Legal experts question the timeline: Fox News' texts and Mark Meadows refusal to further cooperate with the riot committee
Screen cap

The 50-plus page report published by the House Select Committee on Jan. 6 detailed many of the communications sent to former White House chief of staff Mark Meadows, the committee named names as they held him in contempt on Monday evening.

Reading off some of the documents and the facts uncovered in the 9,000 pages that Meadows provided to the committee, the members of Congress cited everyone from Fox News hosts to Donald Trump Jr., who begged the president to stop the attacks.

It drove many legal experts to question the actions of the former Republican Congressman. For example: why would Meadows stop cooperating once the committee subpoenaed the metadata from his carrier? The text messages were already turned over to the committee, but as impeachment lawyer Daniel Goldman and analyst Harry Litman pointed out, the data is what spooked Meadows. They wondered why and what he could be hiding.

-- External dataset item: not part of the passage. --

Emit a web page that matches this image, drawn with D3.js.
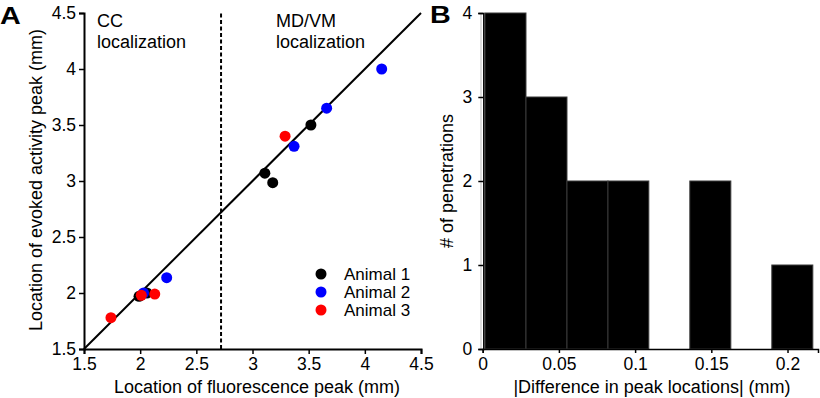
<!DOCTYPE html>
<html>
<head>
<meta charset="utf-8">
<script src="https://cdn.jsdelivr.net/npm/d3@7"></script>
<style>
  body { margin: 0; background: #fff; }
  svg { display: block; font-family: "Liberation Sans", Arial, sans-serif; }
  .axis path, .axis line { stroke: #000; }
  .axis text { fill: #000; }
</style>
</head>
<body>
<div id="chart"></div>
<script>
// panel A: fluorescence peak vs evoked activity peak (mm)
var animal1X = [1.99, 2.06, 3.11, 3.18, 3.52];
var animal1Y = [1.97, 2.00, 3.07, 2.985, 3.50];
var animal2X = [2.03, 2.236, 3.37, 3.66, 4.15];
var animal2Y = [2.00, 2.137, 3.31, 3.65, 4.00];
var animal3X = [1.74, 2.01, 2.13, 3.29];
var animal3Y = [1.78, 1.98, 1.99, 3.40];
var animalNames = ["Animal 1", "Animal 2", "Animal 3"];
var animalColors = ["#000000", "#0000ff", "#ff0000"];
var boundaryX = 2.72;
var ticksA = [1.5, 2, 2.5, 3, 3.5, 4, 4.5];

// panel B: histogram of |difference in peak locations|
var binEdges = [0.0015, 0.0284, 0.0553, 0.0822, 0.1090, 0.1359, 0.1628, 0.1897, 0.2166];
var binCounts = [4, 3, 2, 2, 0, 2, 0, 1];
var ticksBx = [0, 0.05, 0.1, 0.15, 0.2];
var ticksBy = [0, 1, 2, 3, 4];

var svg = d3.select("#chart").append("svg")
    .attr("width", 820)
    .attr("height", 398);

svg.append("rect").attr("width", 820).attr("height", 398).attr("fill", "#fff");

// ---------- Panel A ----------
var xA = d3.scaleLinear().domain([1.5, 4.5]).range([84, 421]);
var yA = d3.scaleLinear().domain([1.5, 4.5]).range([349, 13]);

var gxA = svg.append("g")
    .attr("class", "axis")
    .attr("transform", "translate(0,349)")
    .call(d3.axisBottom(xA).tickValues(ticksA).tickSizeOuter(0).tickSize(5).tickPadding(4)
        .tickFormat(d3.format("")));
gxA.selectAll("text").style("font-size", "17.5px");

var gyA = svg.append("g")
    .attr("class", "axis")
    .attr("transform", "translate(84,0)")
    .call(d3.axisLeft(yA).tickValues(ticksA).tickSizeOuter(0).tickSize(5).tickPadding(3)
        .tickFormat(d3.format("")));
gyA.selectAll("text").style("font-size", "17.5px");
svg.selectAll(".axis path").attr("stroke-width", 2);
svg.selectAll(".axis line").attr("stroke-width", 1.5);

// unity line
svg.append("line")
    .attr("x1", xA(1.5)).attr("y1", yA(1.5))
    .attr("x2", xA(4.5)).attr("y2", yA(4.5))
    .attr("stroke", "#000").attr("stroke-width", 2);

// CC / MD-VM boundary
svg.append("line")
    .attr("x1", xA(boundaryX)).attr("y1", yA(1.5))
    .attr("x2", xA(boundaryX)).attr("y2", yA(4.5))
    .attr("stroke", "#000").attr("stroke-width", 2)
    .attr("stroke-dasharray", "4,2.5");

var region = svg.append("g").style("font-size", "18px");
region.append("text").attr("x", 97).attr("y", 27).text("CC");
region.append("text").attr("x", 97).attr("y", 48).text("localization");
region.append("text").attr("x", 276).attr("y", 27).text("MD/VM");
region.append("text").attr("x", 276).attr("y", 48).text("localization");

// points
var series = [[animal1X, animal1Y], [animal2X, animal2Y], [animal3X, animal3Y]];
series.forEach(function (s, i) {
    svg.append("g").selectAll("circle")
        .data(s[0])
        .enter()
        .append("circle")
        .attr("cx", function (d) { return xA(d); })
        .attr("cy", function (d, j) { return yA(s[1][j]); })
        .attr("r", 5.5)
        .attr("fill", animalColors[i]);
});

// legend
var legend = svg.append("g").selectAll("g")
    .data(animalNames)
    .enter()
    .append("g")
    .attr("transform", function (d, i) { return "translate(321," + (274 + i * 18) + ")"; });
legend.append("circle").attr("r", 5.5).attr("fill", function (d, i) { return animalColors[i]; });
legend.append("text").attr("x", 23).attr("y", 6).style("font-size", "17px").text(function (d) { return d; });

svg.append("text")
    .attr("x", 257).attr("y", 393)
    .style("text-anchor", "middle").style("font-size", "18px")
    .text("Location of fluorescence peak (mm)");

svg.append("text")
    .attr("transform", "translate(42,180) rotate(-90)")
    .style("text-anchor", "middle").style("font-size", "18px")
    .text("Location of evoked activity peak (mm)");

svg.append("text")
    .attr("transform", "translate(0,24) scale(1.25,1)")
    .style("font-size", "23px").style("font-weight", "bold")
    .text("A");

// ---------- Panel B ----------
var xB = d3.scaleLinear().domain([0, 0.22]).range([482.7, 818]);
var yB = d3.scaleLinear().domain([0, 4]).range([349, 13]);

svg.append("g").selectAll("rect")
    .data(binCounts)
    .enter()
    .append("rect")
    .attr("x", function (d, i) { return xB(binEdges[i]); })
    .attr("y", function (d) { return yB(d); })
    .attr("width", function (d, i) { return xB(binEdges[i + 1]) - xB(binEdges[i]); })
    .attr("height", function (d) { return yB(0) - yB(d); })
    .attr("fill", "#000")
    .attr("stroke", function (d) { return d > 0 ? "#3a3a3a" : "none"; })
    .attr("stroke-width", 1);

// faint double edge left of the y axis
svg.append("line")
    .attr("x1", 481).attr("y1", yB(4)).attr("x2", 481).attr("y2", yB(0))
    .attr("stroke", "#bbb").attr("stroke-width", 1);

var gxB = svg.append("g")
    .attr("class", "axis")
    .attr("transform", "translate(0,349)")
    .call(d3.axisBottom(xB).tickValues(ticksBx).tickSizeOuter(0).tickSize(4).tickPadding(5)
        .tickFormat(d3.format("")));
gxB.selectAll("text").style("font-size", "17.5px");

var gyB = svg.append("g")
    .attr("class", "axis")
    .attr("transform", "translate(483.3,0)")
    .call(d3.axisLeft(yB).tickValues(ticksBy).tickSizeOuter(0).tickSize(5).tickPadding(6)
        .tickFormat(d3.format("d")));
gyB.selectAll("text").style("font-size", "17.5px");
gxB.select("path").attr("stroke-width", 1.5);
gyB.select("path").attr("stroke-width", 1.5);
gxB.selectAll("line").attr("stroke-width", 1.5);
gyB.selectAll("line").attr("stroke-width", 1.5);

svg.append("text")
    .attr("x", 652).attr("y", 393)
    .style("text-anchor", "middle").style("font-size", "18px")
    .text("|Difference in peak locations| (mm)");

svg.append("text")
    .attr("transform", "translate(453,181) rotate(-90)")
    .style("text-anchor", "middle").style("font-size", "18px")
    .text("# of penetrations");

svg.append("text")
    .attr("transform", "translate(430,23) scale(1.25,1)")
    .style("font-size", "23px").style("font-weight", "bold")
    .text("B");
</script>
</body>
</html>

Others noted that so much of the information gleaned from the Jan. 6 probe wasn't available when Trump was impeached for a second time. One optimistic analyst wondered if it would have made any difference to the GOP senators if those had been read into the record.

Political analyst Bill Kristol noted that Meadows' exchange with Donald Trump Jr. was among the most telling text messages because it confirmed that President "Trump knew what was happening, and he refused to act. He was pro-insurrection."